-- START --

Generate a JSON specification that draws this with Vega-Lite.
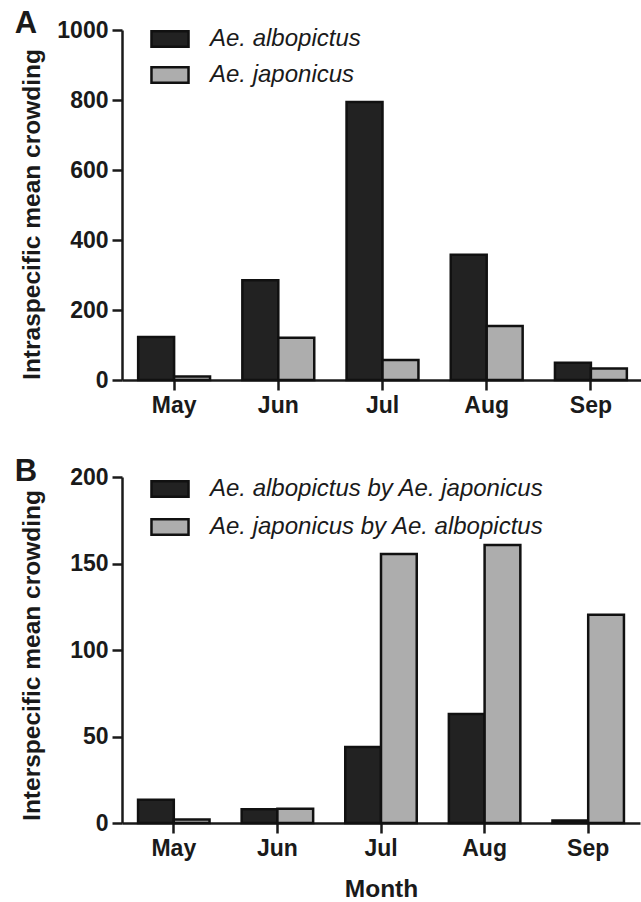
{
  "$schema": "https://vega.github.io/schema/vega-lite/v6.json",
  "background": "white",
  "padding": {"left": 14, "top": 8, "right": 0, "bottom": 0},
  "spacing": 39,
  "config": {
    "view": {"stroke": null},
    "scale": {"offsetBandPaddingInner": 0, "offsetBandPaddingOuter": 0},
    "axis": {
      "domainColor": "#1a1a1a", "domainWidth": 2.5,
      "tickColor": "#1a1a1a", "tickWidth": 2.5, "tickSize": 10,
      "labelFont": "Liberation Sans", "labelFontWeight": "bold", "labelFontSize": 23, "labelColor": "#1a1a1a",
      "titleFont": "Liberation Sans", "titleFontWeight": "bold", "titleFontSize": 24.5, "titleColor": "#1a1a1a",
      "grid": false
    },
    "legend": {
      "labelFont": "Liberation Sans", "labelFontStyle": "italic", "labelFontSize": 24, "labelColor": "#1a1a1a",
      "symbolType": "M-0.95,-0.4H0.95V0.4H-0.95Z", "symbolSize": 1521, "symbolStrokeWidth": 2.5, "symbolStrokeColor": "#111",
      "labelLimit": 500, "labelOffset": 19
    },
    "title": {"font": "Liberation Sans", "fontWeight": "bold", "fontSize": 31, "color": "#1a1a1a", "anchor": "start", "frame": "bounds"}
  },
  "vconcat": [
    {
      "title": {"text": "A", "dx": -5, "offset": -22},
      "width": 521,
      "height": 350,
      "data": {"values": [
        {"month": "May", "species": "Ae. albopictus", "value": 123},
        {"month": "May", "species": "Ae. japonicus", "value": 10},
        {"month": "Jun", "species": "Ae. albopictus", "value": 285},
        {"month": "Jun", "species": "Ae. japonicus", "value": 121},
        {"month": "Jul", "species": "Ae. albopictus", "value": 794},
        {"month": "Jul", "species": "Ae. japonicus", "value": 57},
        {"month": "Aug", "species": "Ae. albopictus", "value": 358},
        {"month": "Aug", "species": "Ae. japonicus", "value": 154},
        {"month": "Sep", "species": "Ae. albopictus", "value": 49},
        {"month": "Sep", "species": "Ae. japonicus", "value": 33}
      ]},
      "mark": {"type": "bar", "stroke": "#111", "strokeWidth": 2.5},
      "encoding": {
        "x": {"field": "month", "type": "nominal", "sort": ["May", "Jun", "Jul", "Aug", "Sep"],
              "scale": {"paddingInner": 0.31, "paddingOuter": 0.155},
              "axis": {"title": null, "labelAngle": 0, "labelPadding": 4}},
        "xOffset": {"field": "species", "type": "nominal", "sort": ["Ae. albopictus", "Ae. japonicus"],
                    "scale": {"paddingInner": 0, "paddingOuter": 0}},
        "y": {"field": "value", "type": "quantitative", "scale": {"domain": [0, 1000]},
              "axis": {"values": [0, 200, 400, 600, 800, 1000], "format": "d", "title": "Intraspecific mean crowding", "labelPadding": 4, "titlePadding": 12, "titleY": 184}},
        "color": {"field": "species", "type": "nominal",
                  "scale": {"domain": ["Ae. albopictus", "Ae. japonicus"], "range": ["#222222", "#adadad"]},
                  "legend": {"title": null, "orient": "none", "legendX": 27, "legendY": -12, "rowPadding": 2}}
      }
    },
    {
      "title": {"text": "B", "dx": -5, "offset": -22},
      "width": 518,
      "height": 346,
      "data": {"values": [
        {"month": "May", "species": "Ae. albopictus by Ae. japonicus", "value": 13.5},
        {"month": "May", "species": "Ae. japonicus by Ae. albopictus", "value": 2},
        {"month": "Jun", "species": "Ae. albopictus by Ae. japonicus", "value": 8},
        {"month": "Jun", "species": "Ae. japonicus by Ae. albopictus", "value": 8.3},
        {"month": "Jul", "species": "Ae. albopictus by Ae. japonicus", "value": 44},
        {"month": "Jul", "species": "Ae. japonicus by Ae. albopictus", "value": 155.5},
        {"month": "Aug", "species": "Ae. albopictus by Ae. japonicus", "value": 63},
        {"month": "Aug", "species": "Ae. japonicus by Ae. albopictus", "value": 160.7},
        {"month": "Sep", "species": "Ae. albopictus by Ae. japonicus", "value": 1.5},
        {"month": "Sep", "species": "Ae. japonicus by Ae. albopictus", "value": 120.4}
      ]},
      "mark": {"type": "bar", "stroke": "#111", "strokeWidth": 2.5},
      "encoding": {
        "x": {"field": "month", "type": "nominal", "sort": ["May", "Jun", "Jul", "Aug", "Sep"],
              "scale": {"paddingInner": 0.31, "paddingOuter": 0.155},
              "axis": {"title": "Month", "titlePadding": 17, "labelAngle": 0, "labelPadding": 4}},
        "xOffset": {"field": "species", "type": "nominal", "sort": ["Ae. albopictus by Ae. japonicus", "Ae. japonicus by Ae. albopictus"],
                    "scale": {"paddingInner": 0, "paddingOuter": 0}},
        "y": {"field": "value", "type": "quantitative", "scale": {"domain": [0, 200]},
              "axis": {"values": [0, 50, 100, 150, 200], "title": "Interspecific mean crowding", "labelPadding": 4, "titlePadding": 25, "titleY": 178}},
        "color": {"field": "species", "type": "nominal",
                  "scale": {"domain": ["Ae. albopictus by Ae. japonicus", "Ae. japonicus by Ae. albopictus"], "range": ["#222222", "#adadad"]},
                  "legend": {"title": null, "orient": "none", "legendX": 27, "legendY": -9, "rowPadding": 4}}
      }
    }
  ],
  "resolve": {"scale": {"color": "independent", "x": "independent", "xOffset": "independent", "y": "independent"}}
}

-- END --

_What you should do_. Omit any images, then output the listing exactly.

_Reply to the task_.
Generate a JSON specification that draws this with Vega-Lite.
{
  "$schema": "https://vega.github.io/schema/vega-lite/v6.json",
  "background": "white",
  "padding": {"left": 14, "top": 8, "right": 0, "bottom": 0},
  "spacing": 39,
  "config": {
    "view": {"stroke": null},
    "scale": {"offsetBandPaddingInner": 0, "offsetBandPaddingOuter": 0},
    "axis": {
      "domainColor": "#1a1a1a", "domainWidth": 2.5,
      "tickColor": "#1a1a1a", "tickWidth": 2.5, "tickSize": 10,
      "labelFont": "Liberation Sans", "labelFontWeight": "bold", "labelFontSize": 23, "labelColor": "#1a1a1a",
      "titleFont": "Liberation Sans", "titleFontWeight": "bold", "titleFontSize": 24.5, "titleColor": "#1a1a1a",
      "grid": false
    },
    "legend": {
      "labelFont": "Liberation Sans", "labelFontStyle": "italic", "labelFontSize": 24, "labelColor": "#1a1a1a",
      "symbolType": "M-0.95,-0.4H0.95V0.4H-0.95Z", "symbolSize": 1521, "symbolStrokeWidth": 2.5, "symbolStrokeColor": "#111",
      "labelLimit": 500, "labelOffset": 19
    },
    "title": {"font": "Liberation Sans", "fontWeight": "bold", "fontSize": 31, "color": "#1a1a1a", "anchor": "start", "frame": "bounds"}
  },
  "vconcat": [
    {
      "title": {"text": "A", "dx": -5, "offset": -22},
      "width": 521,
      "height": 350,
      "data": {"values": [
        {"month": "May", "species": "Ae. albopictus", "value": 123},
        {"month": "May", "species": "Ae. japonicus", "value": 10},
        {"month": "Jun", "species": "Ae. albopictus", "value": 285},
        {"month": "Jun", "species": "Ae. japonicus", "value": 121},
        {"month": "Jul", "species": "Ae. albopictus", "value": 794},
        {"month": "Jul", "species": "Ae. japonicus", "value": 57},
        {"month": "Aug", "species": "Ae. albopictus", "value": 358},
        {"month": "Aug", "species": "Ae. japonicus", "value": 154},
        {"month": "Sep", "species": "Ae. albopictus", "value": 49},
        {"month": "Sep", "species": "Ae. japonicus", "value": 33}
      ]},
      "mark": {"type": "bar", "stroke": "#111", "strokeWidth": 2.5},
      "encoding": {
        "x": {"field": "month", "type": "nominal", "sort": ["May", "Jun", "Jul", "Aug", "Sep"],
              "scale": {"paddingInner": 0.31, "paddingOuter": 0.155},
              "axis": {"title": null, "labelAngle": 0, "labelPadding": 4}},
        "xOffset": {"field": "species", "type": "nominal", "sort": ["Ae. albopictus", "Ae. japonicus"],
                    "scale": {"paddingInner": 0, "paddingOuter": 0}},
        "y": {"field": "value", "type": "quantitative", "scale": {"domain": [0, 1000]},
              "axis": {"values": [0, 200, 400, 600, 800, 1000], "format": "d", "title": "Intraspecific mean crowding", "labelPadding": 4, "titlePadding": 12, "titleY": 184}},
        "color": {"field": "species", "type": "nominal",
                  "scale": {"domain": ["Ae. albopictus", "Ae. japonicus"], "range": ["#222222", "#adadad"]},
                  "legend": {"title": null, "orient": "none", "legendX": 27, "legendY": -12, "rowPadding": 2}}
      }
    },
    {
      "title": {"text": "B", "dx": -5, "offset": -22},
      "width": 518,
      "height": 346,
      "data": {"values": [
        {"month": "May", "species": "Ae. albopictus by Ae. japonicus", "value": 13.5},
        {"month": "May", "species": "Ae. japonicus by Ae. albopictus", "value": 2},
        {"month": "Jun", "species": "Ae. albopictus by Ae. japonicus", "value": 8},
        {"month": "Jun", "species": "Ae. japonicus by Ae. albopictus", "value": 8.3},
        {"month": "Jul", "species": "Ae. albopictus by Ae. japonicus", "value": 44},
        {"month": "Jul", "species": "Ae. japonicus by Ae. albopictus", "value": 155.5},
        {"month": "Aug", "species": "Ae. albopictus by Ae. japonicus", "value": 63},
        {"month": "Aug", "species": "Ae. japonicus by Ae. albopictus", "value": 160.7},
        {"month": "Sep", "species": "Ae. albopictus by Ae. japonicus", "value": 1.5},
        {"month": "Sep", "species": "Ae. japonicus by Ae. albopictus", "value": 120.4}
      ]},
      "mark": {"type": "bar", "stroke": "#111", "strokeWidth": 2.5},
      "encoding": {
        "x": {"field": "month", "type": "nominal", "sort": ["May", "Jun", "Jul", "Aug", "Sep"],
              "scale": {"paddingInner": 0.31, "paddingOuter": 0.155},
              "axis": {"title": "Month", "titlePadding": 17, "labelAngle": 0, "labelPadding": 4}},
        "xOffset": {"field": "species", "type": "nominal", "sort": ["Ae. albopictus by Ae. japonicus", "Ae. japonicus by Ae. albopictus"],
                    "scale": {"paddingInner": 0, "paddingOuter": 0}},
        "y": {"field": "value", "type": "quantitative", "scale": {"domain": [0, 200]},
              "axis": {"values": [0, 50, 100, 150, 200], "title": "Interspecific mean crowding", "labelPadding": 4, "titlePadding": 25, "titleY": 178}},
        "color": {"field": "species", "type": "nominal",
                  "scale": {"domain": ["Ae. albopictus by Ae. japonicus", "Ae. japonicus by Ae. albopictus"], "range": ["#222222", "#adadad"]},
                  "legend": {"title": null, "orient": "none", "legendX": 27, "legendY": -9, "rowPadding": 4}}
      }
    }
  ],
  "resolve": {"scale": {"color": "independent", "x": "independent", "xOffset": "independent", "y": "independent"}}
}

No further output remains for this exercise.